A little chilli and red wine in the process does wonders to the flavor, and a sprinkle of salt helps to release and emalgamate them.
Ive made 9 different types of plum jam from our wild cherry plum tree, used hundreds of plums, and i havent even put a dent in the amount the tree produces. If someone could kindly jump the fence and take all you can carry, that would be rather apreciated.
Warren Farrow: –
Hello Warren, How did you make your chilli plum sauce?
Would be grateful for a receipe.
Many Thanks
Jade
I COOKED THE PLUMS WITH 5 CUPS OF WATER, SO I HAVE LOTS OF JUICE. CAN I MIX THE JUICE AND PULP TO MAKE THE JAM?
DOT
Hi, I slice the sides off half (ish) of the fruit, like doing a mango and put all the scraps in with the other half. boil up the scraps half, use an electric whisk to break them up then put the mess through a colander. Beware it will splatter, but it takes the hard work out of removing the stones!
Reduce juice down BEFORE adding the sugar to avoid it sticking/caremelising. When it has reduced add the other fruit and the sugar before boiling until setting point.
this gives a jam with bits rather than a jelly.
just taken a bit of everyones advise and made a mountain of jam from our bumper crop.
have wanted to do this for years but are normally away on summer vacation at this time, and fruit goes to the birds and the elements.
thanks to our current flood crisis i am home with nothing to do.
am thinking of making cherry plum wine with the other half tonne of excess cherry plums . ha ha ha
many thanks john
With a lot of experimentation over the last two days after discovering a cherry plum tree in our backyard with 16 kg of almost-ripe, firm cherry plums (great win!) we found the easiest way to get the stones out was to put 1kg batches of them into the microwave to steam them for 6 minutes, then leaving them to cool. Squeezing them gently removed the stones, while keeping all the juice and flesh. This allowed us to get through the 16kg of cherry plums for 50 375ml jars of amazingly delicious jam in 5 hours.

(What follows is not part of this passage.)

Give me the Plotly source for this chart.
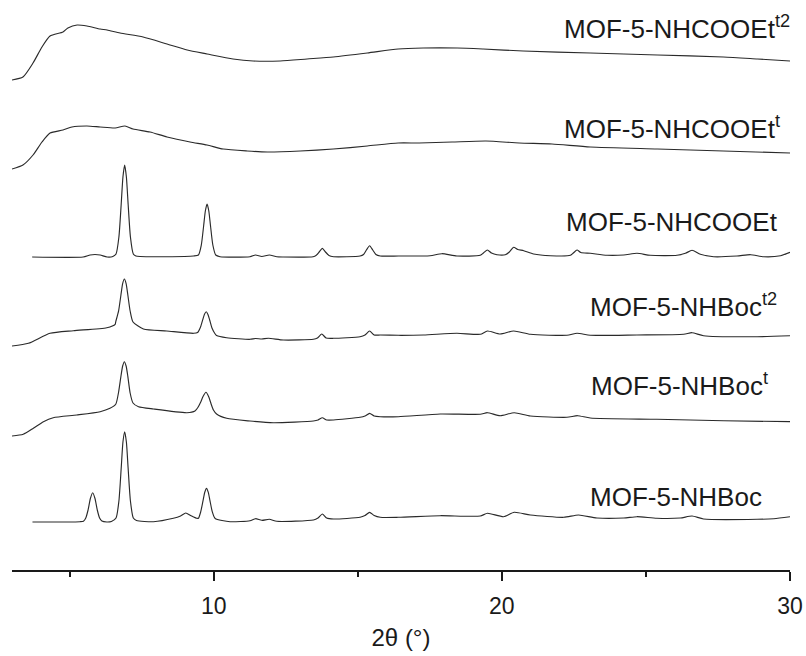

I just found a cherry plum tree whilst camping in the Norfolk Broads. I thought they were cherries at first and was confused about the taste as I’d never heard of cherry plums before. I grabbed a load before we left, and I’ve just made my first jam…. I don’t know how it will turn out! I de-stoned them by hand and used caster sugar as I hear plums are high in pectin so don’t need to use jam sugar, is this right?